A possible, if unlikely disadvantage of a jury trial is that the jury may be generally prejudiced. In the book To Kill a Mockingbird, Tom Robinson is framed by a scared and uneducated girl, and though he is completely innocent, a prejudiced jury doesn't listen to the lawyer's logic, and Tom Robinson is convicted and sent to prison. Sometimes a jury does not reflect the moral sentiments of all the the jurors, but the biases and prejudices of a community.

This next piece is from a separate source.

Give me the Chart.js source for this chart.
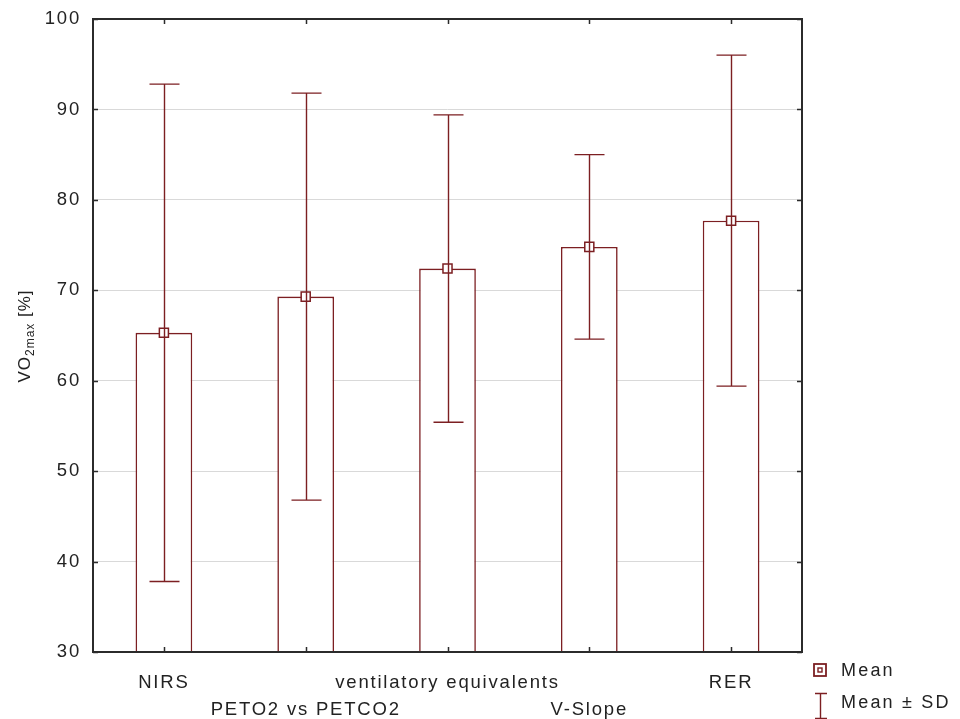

| Side: Disadvantages of Juries
1 point

A disadvantage of trial by jury is that a jury is made up of 12 ordinary Americans selected by random. 12 Americans who had to take time off of their personal lives and probably have better things to do with their time then sit in a court room with a bunch of strangers for lord knows how long. For this simple reason there is no guarantee that the person on trial will have a completely fair trial. Those jurors are going to do whatever it takes to get out of there as soon as possible, even if that may mean following the crowd and going against what they believe and send an innocent person to prison.

| Side: Disadvantages of Juries
0 points

Furthermore, sometimes, corporations pay experts to analyze jurors to get a particular outcome. The jurors are not necessarily as random as they are supposed to be. Experts try to predict how a person will vote based on their occupation, race, economic standing, gender, and other factors. In this way, a jury can be rigged, and it might be in the defendant's best interest to have a trial by a single judge instead of a jury.